Ma anche se il rapporto più importante è quello tra i due Spider-Man principali, gli altri provenienti da numerosi universi si dimostrano per essere tutti quanti completamente differenti da qualsiasi Spider-Man ci si potesse mai immaginare, ma tutti hanno l’elemento base in comune di aver perso una persona cara estremamente importante e che portano avanti il loro dolore aiutando il mondo: da qui anche gli elementi metacinematografici già esposti prima, come il ruolo di Spider-Pork che non va sottovalutato solamente perché è un cartone animato, dato che ogni figura ed ogni persona, per quanto diversa, se vuole portare avanti qualcosa di importante, è capace di farlo perché tutti noi possiamo essere Spider-Man.
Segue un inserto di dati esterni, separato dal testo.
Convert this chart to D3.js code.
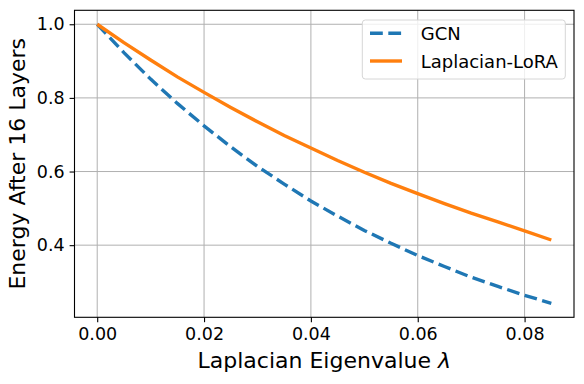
<!DOCTYPE html>
<html>
<head>
<meta charset="utf-8">
<script src="https://cdn.jsdelivr.net/npm/d3@7"></script>
<style>
  body { margin: 0; background: #fff; }
  svg { font-family: "DejaVu Sans", sans-serif; }
</style>
</head>
<body>
<div id="chart"></div>
<script>
// eigenvalue samples
const lambdas = [0, 0.005, 0.01, 0.015, 0.02, 0.025, 0.03, 0.035, 0.04, 0.045, 0.05, 0.055, 0.06, 0.065, 0.07, 0.075, 0.08, 0.085];
// energy after 16 layers
const gcnEnergy = [1.0, 0.923, 0.851, 0.785, 0.724, 0.667, 0.614, 0.566, 0.520, 0.479, 0.440, 0.405, 0.372, 0.342, 0.313, 0.288, 0.264, 0.242];
const loraEnergy = [1.0, 0.950, 0.903, 0.857, 0.815, 0.774, 0.735, 0.698, 0.664, 0.630, 0.598, 0.568, 0.540, 0.513, 0.487, 0.463, 0.439, 0.414];
const xTicks = [0, 0.02, 0.04, 0.06, 0.08];
const yTicks = [0.4, 0.6, 0.8, 1.0];
const seriesNames = ["GCN", "Laplacian-LoRA"];

const W = 584, H = 384;
const margin = { top: 10.3, right: 10, bottom: 66.7, left: 74.5 };
const width = W - margin.left - margin.right;
const height = H - margin.top - margin.bottom;

const svg = d3.select("#chart").append("svg")
  .attr("width", W)
  .attr("height", H);

const g = svg.append("g")
  .attr("transform", `translate(${margin.left},${margin.top})`);

const xPad = 0.085 * 0.05;
const yMin = d3.min(gcnEnergy), yMax = 1.0;
const yPad = (yMax - yMin) * 0.05;

const x = d3.scaleLinear()
  .domain([0 - xPad, 0.085 + xPad])
  .range([0, width]);

const y = d3.scaleLinear()
  .domain([yMin - yPad, yMax + yPad])
  .range([height, 0]);

// grid
g.append("g").selectAll("line").data(xTicks).join("line")
  .attr("x1", d => x(d)).attr("x2", d => x(d))
  .attr("y1", 0).attr("y2", height)
  .attr("stroke", "#b0b0b0").attr("stroke-width", 1);
g.append("g").selectAll("line").data(yTicks).join("line")
  .attr("x1", 0).attr("x2", width)
  .attr("y1", d => y(d)).attr("y2", d => y(d))
  .attr("stroke", "#b0b0b0").attr("stroke-width", 1);

const xAxis = d3.axisBottom(x)
  .tickValues(xTicks)
  .tickFormat(d3.format(".2f"))
  .tickSize(4.9)
  .tickPadding(4.9);
const yAxis = d3.axisLeft(y)
  .tickValues(yTicks)
  .tickFormat(d3.format(".1f"))
  .tickSize(4.9)
  .tickPadding(4.9);

const gx = g.append("g")
  .attr("transform", `translate(0,${height})`)
  .call(xAxis);
const gy = g.append("g").call(yAxis);

[gx, gy].forEach(a => {
  a.select(".domain").remove();
  a.selectAll("line").attr("stroke", "#000").attr("stroke-width", 1.1);
  a.selectAll("text").attr("font-size", 17.5).attr("fill", "#000")
    .attr("font-family", "DejaVu Sans");
});

const line = d3.line()
  .x((d, i) => x(lambdas[i]))
  .y(d => y(d));

g.append("path")
  .datum(gcnEnergy)
  .attr("fill", "none")
  .attr("stroke", "#1f77b4")
  .attr("stroke-width", 3.4)
  .attr("stroke-dasharray", "12.8 5.5")
  .attr("d", line);

g.append("path")
  .datum(loraEnergy)
  .attr("fill", "none")
  .attr("stroke", "#ff7f0e")
  .attr("stroke-width", 3.4)
  .attr("d", line);

// frame
g.append("rect")
  .attr("width", width).attr("height", height)
  .attr("fill", "none").attr("stroke", "#000").attr("stroke-width", 1.1);

// axis labels
svg.append("text")
  .attr("x", margin.left + width / 2)
  .attr("y", 367.7)
  .attr("text-anchor", "middle")
  .attr("font-size", 22)
  .html('Laplacian Eigenvalue <tspan font-style="italic">λ</tspan>');

svg.append("text")
  .attr("transform", `translate(25,${margin.top + height / 2}) rotate(-90)`)
  .attr("text-anchor", "middle")
  .attr("font-size", 22)
  .text("Energy After 16 Layers");

// legend
const legend = svg.append("g");
legend.append("rect")
  .attr("x", 362.3).attr("y", 20)
  .attr("width", 203).attr("height", 59)
  .attr("rx", 3)
  .attr("fill", "#fff").attr("fill-opacity", 0.8)
  .attr("stroke", "#d6d6d6").attr("stroke-width", 1);

const legendItems = [
  { name: seriesNames[0], color: "#1f77b4", dash: "12.8 5.5", y: 33.3 },
  { name: seriesNames[1], color: "#ff7f0e", dash: null, y: 61 }
];
legendItems.forEach(it => {
  legend.append("line")
    .attr("x1", 370).attr("x2", 402)
    .attr("y1", it.y).attr("y2", it.y)
    .attr("stroke", it.color).attr("stroke-width", 3.4)
    .attr("stroke-dasharray", it.dash);
  legend.append("text")
    .attr("x", 420.7).attr("y", it.y + 7)
    .attr("font-size", 18)
    .text(it.name);
});
</script>
</body>
</html>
Ed a proposito della forza del dolore, non è un caso che il villain in questione sia Kingpin, poiché lui invece non riesce a crescere con il proprio dolore e scarica sugli altri la sua frustrazione per aver perso i suoi cari piuttosto che assumersi le sue responsabilità per andare avanti. Gli altri villain presenti del film servono solamente a sperimentare di più l’animazione, ma ciò non è un difetto in quanto sono dichiaratamente secondari ed il fulcro resta su Kingpin (fatta eccezione per lo splendido uso di Prowler che mostra definitivamente il fallimento dell’essere umano di fronte alle avversità).

“Spider-Man: Un Nuovo Universo” è una nuova grande boccata d’aria sia per il genere dei cinecomic che per il settore dell’animazione, sfondando le grandissime porte del futuro attraverso l’innovazione senza mai dimenticarsi del passato da cui viene fuori. Quest’opera è probabilmente uno dei migliori film degli ultimi anni ed è l’unica che riesce tranquillamente a tenere testa ai primi due capolavori di Sam Raimi, dimostrando che la creatività non ha davvero mai fine e spinge qualunque generazione che avrà bisogno di sentirsi capita e di sognare. E la cosa splendida è che gli stessi autori torneranno questo ottobre ad esplorare le avventure di Miles Morales con “Spider-Man: Across The Spider-Verse – Part One”, perché Spider-Man avrà qualcosa da dire per sempre.